(Exercise task) Only the lines from the start of the data below through the line that contains "128.5, 149.8, 159.6]" are to be copied, exactly and without pictures.
______
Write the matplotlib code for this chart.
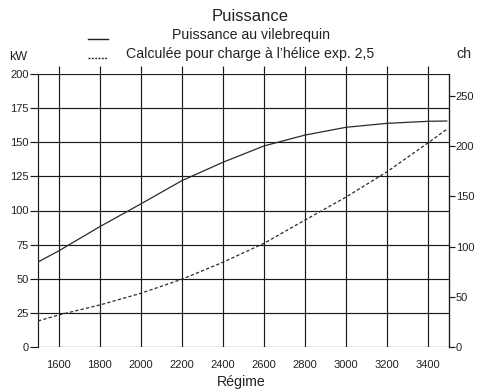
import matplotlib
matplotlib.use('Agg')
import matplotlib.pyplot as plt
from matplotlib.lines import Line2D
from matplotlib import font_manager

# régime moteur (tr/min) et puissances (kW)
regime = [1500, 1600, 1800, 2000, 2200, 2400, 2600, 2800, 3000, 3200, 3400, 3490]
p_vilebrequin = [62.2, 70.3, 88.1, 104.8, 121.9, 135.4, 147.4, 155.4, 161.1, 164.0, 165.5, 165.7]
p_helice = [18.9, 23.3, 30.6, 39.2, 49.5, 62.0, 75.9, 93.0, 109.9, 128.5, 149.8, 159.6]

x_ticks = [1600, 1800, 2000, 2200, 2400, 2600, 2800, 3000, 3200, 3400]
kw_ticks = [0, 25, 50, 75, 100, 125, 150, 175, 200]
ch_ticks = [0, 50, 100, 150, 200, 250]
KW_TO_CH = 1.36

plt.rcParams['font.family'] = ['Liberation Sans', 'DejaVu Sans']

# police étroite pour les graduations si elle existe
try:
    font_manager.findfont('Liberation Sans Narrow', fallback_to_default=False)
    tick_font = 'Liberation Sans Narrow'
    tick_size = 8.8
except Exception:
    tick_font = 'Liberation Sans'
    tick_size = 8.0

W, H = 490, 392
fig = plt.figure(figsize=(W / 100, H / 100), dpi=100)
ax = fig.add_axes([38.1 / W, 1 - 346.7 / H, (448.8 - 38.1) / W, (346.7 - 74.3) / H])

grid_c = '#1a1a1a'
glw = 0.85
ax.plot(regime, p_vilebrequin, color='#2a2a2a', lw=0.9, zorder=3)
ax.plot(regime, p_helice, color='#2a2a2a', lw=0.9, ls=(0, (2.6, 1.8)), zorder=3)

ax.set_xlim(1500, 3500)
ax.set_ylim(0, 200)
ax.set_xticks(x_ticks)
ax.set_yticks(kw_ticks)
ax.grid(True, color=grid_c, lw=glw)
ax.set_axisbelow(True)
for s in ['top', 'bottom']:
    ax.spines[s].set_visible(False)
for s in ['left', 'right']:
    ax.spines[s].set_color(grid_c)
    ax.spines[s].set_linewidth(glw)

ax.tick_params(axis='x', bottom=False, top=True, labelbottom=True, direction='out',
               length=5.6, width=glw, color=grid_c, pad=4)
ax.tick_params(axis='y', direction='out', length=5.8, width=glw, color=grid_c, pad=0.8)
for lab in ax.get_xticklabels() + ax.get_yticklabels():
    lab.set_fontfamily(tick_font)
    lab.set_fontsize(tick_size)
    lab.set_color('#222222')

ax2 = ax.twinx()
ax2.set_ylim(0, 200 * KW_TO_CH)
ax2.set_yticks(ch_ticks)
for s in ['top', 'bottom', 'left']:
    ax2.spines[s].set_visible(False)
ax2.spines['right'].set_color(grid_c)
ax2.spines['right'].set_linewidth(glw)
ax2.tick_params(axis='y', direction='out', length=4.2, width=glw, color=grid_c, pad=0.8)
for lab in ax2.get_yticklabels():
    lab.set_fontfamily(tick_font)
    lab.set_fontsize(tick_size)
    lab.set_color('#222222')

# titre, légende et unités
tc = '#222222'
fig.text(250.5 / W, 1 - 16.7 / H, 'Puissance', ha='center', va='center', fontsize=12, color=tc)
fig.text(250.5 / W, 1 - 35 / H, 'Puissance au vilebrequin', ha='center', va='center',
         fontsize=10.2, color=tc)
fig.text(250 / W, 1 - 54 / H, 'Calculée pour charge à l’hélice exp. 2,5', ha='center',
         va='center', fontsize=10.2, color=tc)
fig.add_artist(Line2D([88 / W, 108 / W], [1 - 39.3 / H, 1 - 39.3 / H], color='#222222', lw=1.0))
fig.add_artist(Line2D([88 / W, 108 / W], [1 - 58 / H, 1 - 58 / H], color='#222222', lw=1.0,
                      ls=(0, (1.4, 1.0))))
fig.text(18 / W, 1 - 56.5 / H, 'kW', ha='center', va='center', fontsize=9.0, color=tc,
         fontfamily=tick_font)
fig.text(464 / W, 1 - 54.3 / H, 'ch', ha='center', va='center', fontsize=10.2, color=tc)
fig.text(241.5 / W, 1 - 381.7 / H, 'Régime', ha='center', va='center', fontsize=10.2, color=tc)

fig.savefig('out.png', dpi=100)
______
(Response below)
Write the matplotlib code for this chart.
import matplotlib
matplotlib.use('Agg')
import matplotlib.pyplot as plt
from matplotlib.lines import Line2D
from matplotlib import font_manager

# régime moteur (tr/min) et puissances (kW)
regime = [1500, 1600, 1800, 2000, 2200, 2400, 2600, 2800, 3000, 3200, 3400, 3490]
p_vilebrequin = [62.2, 70.3, 88.1, 104.8, 121.9, 135.4, 147.4, 155.4, 161.1, 164.0, 165.5, 165.7]
p_helice = [18.9, 23.3, 30.6, 39.2, 49.5, 62.0, 75.9, 93.0, 109.9, 128.5, 149.8, 159.6]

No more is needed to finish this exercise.